Me: "Oh, right! Ok, sooo....chocolate chip or raisin? Is there a right kind of bar to get in this situation?"

Him: "Well, we should probably get both, just in case."

In fact, it was lucky we saw the store manager re-stocking the empty shelves where the bottled water goes or we would have forgotten that as well. Luck was on our side, however, and we soon found ourselves trudging home loaded down with a whole bag full of bottled water and granola to wait out the coming apocalypse.

Saturday came and went with nothing very exciting to tell. I went to my scheduled optometry appointment and Mr. Awesome carried around a golfing umbrella just in case. Then, at long last, Saturday night came. This was it! The night the big storm was mean to come into our lives and change them forever! Here we go.

Yep, any second now, guys. For sure. It's gonna be intense, people. Wait for it....wait for it.... What time is it now? 10:30 huh? I thought for sure we'd be dead by now. Still, I'll bet when it hits we'll be freaked. Sooo...wanna watch a movie then while we wait? But not one we haven't seen because I'm pretty sure the power will go out and then we won't get to see the ending. Oh wow, it's 12:30 am. You know, I had better clean that kitchen just in case the power does go out and then we have no way to wash the counter. I can't wait for this storm to freak us all out, it's gonna be epic. Wait! Did the power just flicker off for a whole second?!? Is this it? Huh. Guess I'll reset the kitchen clock. Soooo... bed then?

And then, finally, just after 1am, the transformer outside our window exploded and we were plunged into darkness. I remember it perfectly. I was standing in the kitchen when the adrenaline immediately flooded my veins and I was unsure what to do first: find the emergency candles or eat a granola bar?

Me: "Honey, quick, this is it. Where are the granola bars?"

Him: "Pantry, I think. Shouldn't we light some candles or something?"

Me: "No time for that! This is an emergency. Where are you? I can't see a thing. Do you have the granola bars?"

Him: "Maybe I should move the car before a tree branch falls on it."

Me: "Good idea. Here, take a candle and a granola bar."

Him: "Uhh...I don't really think those will help me in this situation..."

Me: "Oh, right. Well be careful. I'll wait for you."

And I did. I waited by the window, anxiously gripping my granola bar, and watched the solitary umbrella bobbing along the walkway to the parking lot. I waited with baited breath for the flare of parking lights as he hit the automatic-door-unlocker-button-thingy and stepped into the relative safety of our Hyundai. Thank heavens we went with the bigger car after all, that Honda Fit we looked at would surely be blown away by now, what with all the...moderate winds and...drizzling rain? Finally, though, I spotted that familiar umbrella bobbing back toward the building from the parking lot. When I knew he had made it back inside I rushed to the door with a towel at the ready.

Me: "You're back! Are you okay?"

Him: "Oh you know, the usual, massive head trauma and severed limbs. Other than that I'm fine."

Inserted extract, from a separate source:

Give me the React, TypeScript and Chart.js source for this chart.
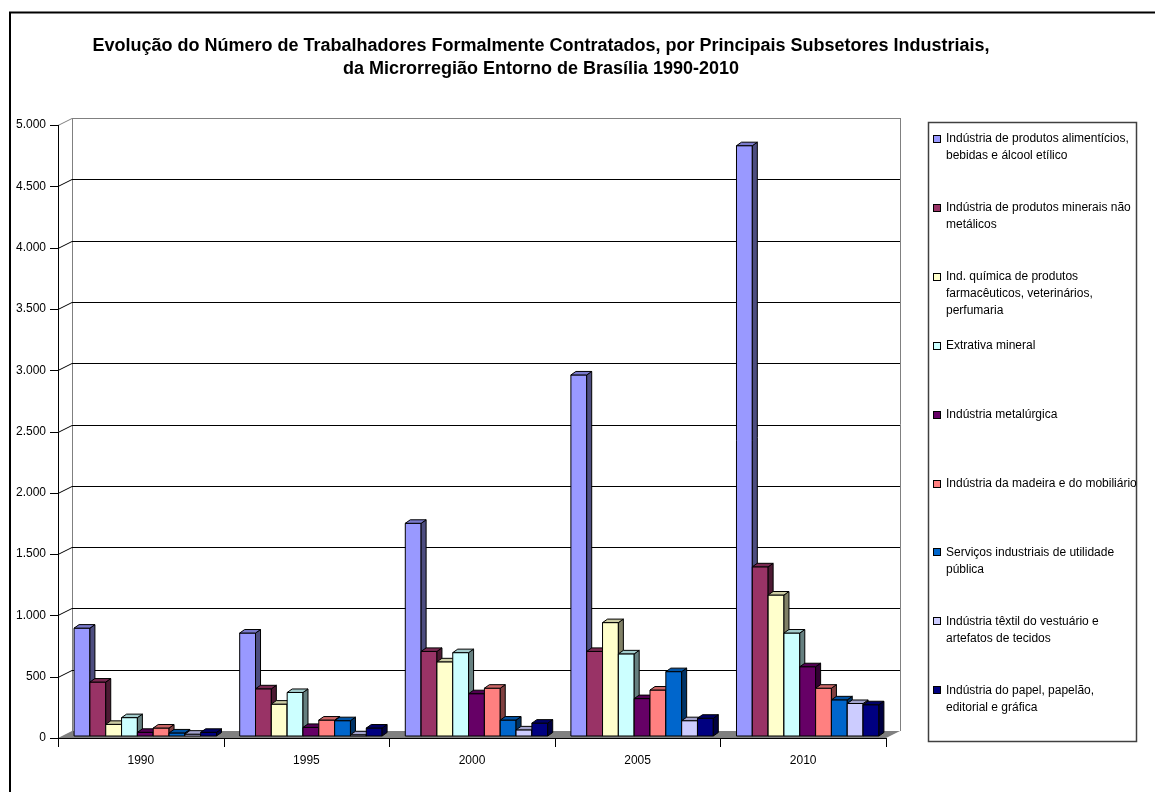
import React, { useEffect, useRef } from "react";
import { Chart, registerables } from "chart.js";

Chart.register(...registerables);

const categories = ["1990", "1995", "2000", "2005", "2010"];

const seriesLabels: string[][] = [
  ["Indústria de produtos alimentícios,", "bebidas e álcool etílico"],
  ["Indústria de produtos minerais não", "metálicos"],
  ["Ind. química de produtos", "farmacêuticos, veterinários,", "perfumaria"],
  ["Extrativa mineral"],
  ["Indústria metalúrgica"],
  ["Indústria da madeira e do mobiliário"],
  ["Serviços industriais de utilidade", "pública"],
  ["Indústria têxtil do vestuário e", "artefatos de tecidos"],
  ["Indústria do papel, papelão,", "editorial e gráfica"],
];

const alimenticios = [880, 840, 1735, 2945, 4815];
const minerais = [440, 385, 690, 690, 1380];
const quimica = [95, 260, 605, 925, 1150];
const extrativa = [150, 355, 680, 670, 840];
const metalurgica = [30, 70, 345, 305, 565];
const madeira = [65, 130, 390, 375, 390];
const servicos = [25, 125, 130, 525, 295];
const textil = [15, 10, 50, 125, 265];
const papel = [30, 65, 105, 145, 255];

const seriesValues = [alimenticios, minerais, quimica, extrativa, metalurgica, madeira, servicos, textil, papel];

const seriesColors = ["#9999FF", "#993366", "#FFFFCC", "#CCFFFF", "#660066", "#FF8080", "#0066CC", "#CCCCFF", "#000080"];

const titleLines = [
  "Evolução do Número de Trabalhadores Formalmente Contratados, por Principais Subsetores Industriais,",
  "da Microrregião Entorno de Brasília 1990-2010",
];

const yMax = 5000;
const yStep = 500;

const FONT = "'Liberation Sans', Arial, Helvetica, sans-serif";

function shade(hex: string, f: number): string {
  const n = parseInt(hex.slice(1), 16);
  const r = Math.round(((n >> 16) & 255) * f);
  const g = Math.round(((n >> 8) & 255) * f);
  const b = Math.round((n & 255) * f);
  return `rgb(${r},${g},${b})`;
}

function fmt(v: number): string {
  return String(v).replace(/\B(?=(\d{3})+(?!\d))/g, ".");
}

const WALL_DX = 14;
const WALL_DY = 7;
const BAR_DX = 5;
const BAR_DY = 3.5;
const BAR_SHIFT_X = 4.5;
const BAR_SHIFT_Y = -2;

const excel3d = {
  id: "excel3d",
  beforeDraw(chart: any) {
    const ctx = chart.ctx;
    ctx.save();
    ctx.fillStyle = "#fff";
    ctx.fillRect(0, 0, chart.width, chart.height);
    // outer frame
    ctx.strokeStyle = "#000";
    ctx.lineWidth = 2;
    ctx.beginPath();
    ctx.moveTo(10, chart.height + 5);
    ctx.lineTo(10, 12.5);
    ctx.lineTo(chart.width + 5, 12.5);
    ctx.stroke();
    // title
    ctx.fillStyle = "#000";
    ctx.font = `bold 18px ${FONT}`;
    ctx.textAlign = "center";
    ctx.textBaseline = "middle";
    ctx.fillText(titleLines[0], 541, 46);
    ctx.fillText(titleLines[1], 541, 69);
    ctx.restore();
  },
  beforeDatasetsDraw(chart: any) {
    const ctx = chart.ctx;
    const xs = chart.scales.x;
    const ys = chart.scales.y;
    const L = chart.chartArea.left;
    const R = chart.chartArea.right;
    const B = ys.getPixelForValue(0);
    const T = ys.getPixelForValue(yMax);
    ctx.save();
    // floor
    ctx.fillStyle = "#808080";
    ctx.beginPath();
    ctx.moveTo(L, B);
    ctx.lineTo(R, B);
    ctx.lineTo(R + WALL_DX, B - WALL_DY);
    ctx.lineTo(L + WALL_DX, B - WALL_DY);
    ctx.closePath();
    ctx.fill();
    // wall edges
    ctx.lineWidth = 1;
    ctx.strokeStyle = "#808080";
    ctx.beginPath();
    ctx.moveTo(L + WALL_DX + 0.5, T - WALL_DY);
    ctx.lineTo(L + WALL_DX + 0.5, B - WALL_DY);
    ctx.moveTo(R + WALL_DX + 0.5, T - WALL_DY);
    ctx.lineTo(R + WALL_DX + 0.5, B - WALL_DY);
    ctx.stroke();
    // gridlines
    for (let v = yStep; v <= yMax; v += yStep) {
      const yy = Math.round(ys.getPixelForValue(v)) + 0.5;
      ctx.strokeStyle = v === yMax ? "#808080" : "#000";
      ctx.beginPath();
      ctx.moveTo(L, yy);
      ctx.lineTo(L + WALL_DX, yy - WALL_DY);
      ctx.lineTo(R + WALL_DX, yy - WALL_DY);
      ctx.stroke();
    }
    // y axis
    ctx.strokeStyle = "#000";
    ctx.beginPath();
    ctx.moveTo(L + 0.5, T);
    ctx.lineTo(L + 0.5, B);
    for (let v = 0; v <= yMax; v += yStep) {
      const yy = Math.round(ys.getPixelForValue(v)) + 0.5;
      ctx.moveTo(L - 8, yy);
      ctx.lineTo(L, yy);
    }
    // x axis
    ctx.moveTo(L, B + 0.5);
    ctx.lineTo(R, B + 0.5);
    const step = xs.getPixelForValue(1) - xs.getPixelForValue(0);
    for (let i = 0; i <= categories.length; i++) {
      const xx = Math.round(xs.getPixelForValue(i) - step / 2) + 0.5;
      ctx.moveTo(xx, B);
      ctx.lineTo(xx, B + 9);
    }
    ctx.stroke();

    // bars
    ctx.lineWidth = 1;
    ctx.strokeStyle = "#000";
    ctx.lineJoin = "miter";
    for (let i = 0; i < categories.length; i++) {
      for (let d = 0; d < chart.data.datasets.length; d++) {
        const meta = chart.getDatasetMeta(d);
        const el: any = meta.data[i];
        if (!el) continue;
        const p = el.getProps(["x", "y", "base", "width"], true);
        const col = seriesColors[d];
        const l = p.x - p.width / 2 + BAR_SHIFT_X;
        const r = p.x + p.width / 2 + BAR_SHIFT_X;
        const t = p.y + BAR_SHIFT_Y;
        const b = p.base + BAR_SHIFT_Y;
        // front
        ctx.fillStyle = col;
        ctx.beginPath();
        ctx.rect(l, t, r - l, b - t);
        ctx.fill();
        ctx.stroke();
        // side
        ctx.fillStyle = shade(col, 0.5);
        ctx.beginPath();
        ctx.moveTo(r, t);
        ctx.lineTo(r + BAR_DX, t - BAR_DY);
        ctx.lineTo(r + BAR_DX, b - BAR_DY);
        ctx.lineTo(r, b);
        ctx.closePath();
        ctx.fill();
        ctx.stroke();
        // top
        ctx.fillStyle = shade(col, 0.8);
        ctx.beginPath();
        ctx.moveTo(l, t);
        ctx.lineTo(l + BAR_DX, t - BAR_DY);
        ctx.lineTo(r + BAR_DX, t - BAR_DY);
        ctx.lineTo(r, t);
        ctx.closePath();
        ctx.fill();
        ctx.stroke();
      }
    }
    ctx.restore();
    return false;
  },
  afterDraw(chart: any) {
    const ctx = chart.ctx;
    ctx.save();
    // legend box
    ctx.strokeStyle = "#404040";
    ctx.lineWidth = 1.5;
    ctx.strokeRect(928.5, 122.5, 208, 619);
    ctx.font = `12px ${FONT}`;
    ctx.textAlign = "left";
    ctx.textBaseline = "middle";
    const itemH = 68.9;
    const lineH = 17;
    for (let i = 0; i < seriesLabels.length; i++) {
      const y0 = 139 + i * itemH;
      ctx.fillStyle = seriesColors[i];
      ctx.lineWidth = 1;
      ctx.strokeStyle = "#000";
      ctx.fillRect(933.5, Math.round(y0) - 3.5, 7, 7);
      ctx.strokeRect(933.5, Math.round(y0) - 3.5, 7, 7);
      ctx.fillStyle = "#000";
      seriesLabels[i].forEach((line, k) => {
        ctx.fillText(line, 946, y0 + k * lineH);
      });
    }
    ctx.restore();
  },
};

export default function App() {
  const ref = useRef<HTMLCanvasElement | null>(null);
  useEffect(() => {
    document.body.style.margin = "0";
    const canvas = ref.current!;
    const chart = new Chart(canvas, {
      type: "bar",
      data: {
        labels: categories,
        datasets: seriesValues.map((vals, i) => ({
          label: seriesLabels[i].join(" "),
          data: vals,
          backgroundColor: seriesColors[i],
          borderColor: "#000",
          borderWidth: 1,
          categoryPercentage: 0.86,
          barPercentage: 1,
        })),
      },
      options: {
        responsive: false,
        animation: false,
        layout: { padding: { left: 0, top: 125, right: 269, bottom: 0 } },
        plugins: {
          legend: { display: false },
          title: { display: false },
          tooltip: { enabled: false },
        },
        scales: {
          x: {
            grid: { display: false, drawTicks: false },
            border: { display: false },
            ticks: { color: "#000", font: { family: FONT, size: 12 }, padding: 15 },
            afterFit: (s: any) => {
              s.height = 54;
            },
          },
          y: {
            min: 0,
            max: yMax,
            grid: { display: false, drawTicks: false },
            border: { display: false },
            ticks: {
              stepSize: yStep,
              color: "#000",
              font: { family: FONT, size: 12 },
              padding: 12,
              callback: (v: any) => fmt(Number(v)),
            },
            afterFit: (s: any) => {
              s.width = 58;
            },
          },
        },
      },
      plugins: [excel3d],
    });
    return () => chart.destroy();
  }, []);
  return <canvas ref={ref} width={1155} height={792} style={{ display: "block" }} />;
}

Me: "Ok, well, should you eat a granola bar or something?"

At this point it was 2:30 am, and we figured we could no longer avoid going to bed. In fact, if we had gone to bed at a normal time, it is unlikely we would even have known the power went out given that it was back on the next morning when we woke up. So you can see how lucky we were that we didn't go to sleep at a normal time or we would have missed all the action. It just goes to show you that those caution signs along the roads were right after all: Take a break, stay awake, for goodness sake!

To be fair, not everyone in our area was so lucky. Three of my coworkers who live on the Maryland side were out of power for several days afterward, and one even had to empty his refrigerator. Betcha he wishes he had thought to get some granola bars before hand, doesn't he?